Nada extraño, estaban dando un paseo. No era un país en guerra. No había una catástrofe. Monotonía absoluta. Era una tarde de un martes de agosto, muy buena temperatura. El cielo se había despejado. Compraron un helado en un puesto. Ella llevaba pantalones cortos y playeros, tenía tatuajes en un brazo y en un muslo. Se puso las gafas de sol en un semáforo. Nada extraño. El acompañante no parecía poseído por la felicidad, no iba flotando (esto sí que le extrañó). Sus caras no expresaban nada. No se distinguían en nada del resto de la gente.
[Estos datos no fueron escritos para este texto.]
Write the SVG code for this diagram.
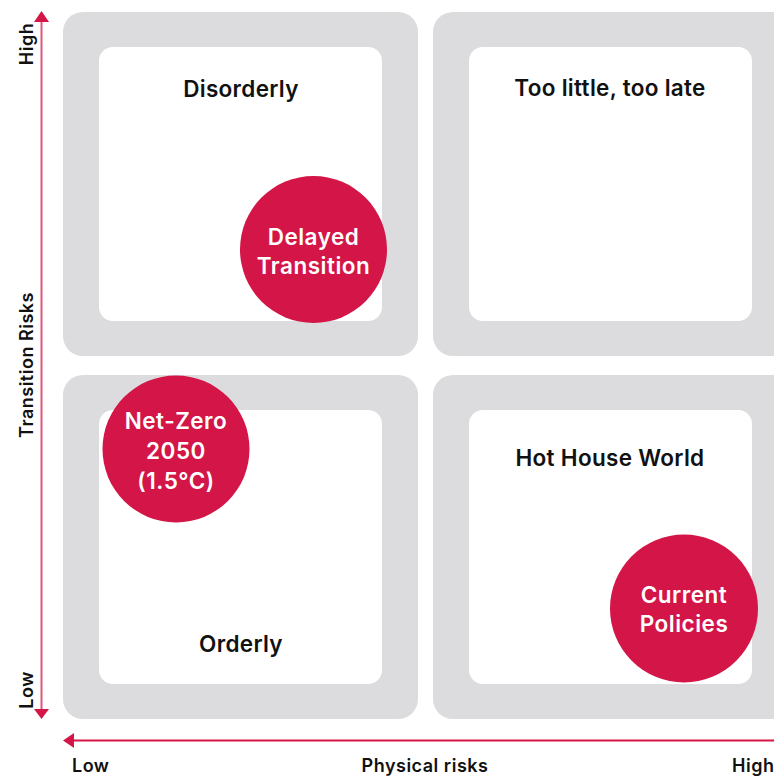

Ella tuvo un golpe hace poco más de un año, una pérdida. (Nunca vemos pasear a los muertos de los que pasean, pero existen y pesan mucho, cada vez menos, hasta que desaparecen). Les adelantó cuando pasaron junto al hombre que tocaba la trompeta. En ese momento podría darse la vuelta, enfrentarlos,  y decir el nombre de ella y sus dos apellidos y el nombre de su pueblo. Los esperó más adelante junto a una fuente. Volvieron a aparecer. Caminaban despacio, ella levantó el brazo como indicando algo y luego tiró la tarrina del helado en una papelera de la plaza. Se acercaban o se alejaban de él según su voluntad. No iban cogidos de la mano, pero horas tiene el día para la intimidad. Iban charlando de cosas banales, aunque no se acercó tanto como para oírles. ¿Qué más? Ella llevaba un bolso amarillo en el brazo derecho. ¿Era el mismo bolso de entonces? No. Y esta vez lo llevaba colgado del hombro, no del codo. Se había teñido de verde un mechón del cabello. ¿Cómo era él? Corpulento, calvo, con barba blanca, camiseta negra, unos diez años mayor. Se perdieron calle abajo, se iban acercando a ese lugar horrible que nadie de los que estaban cerca conocía. Ni ellos tampoco. Les dejó irse, como si dijéramos. ¿Podría adivinar lo que iba pensando cada uno? Eso no. Eran las criaturas del sueño.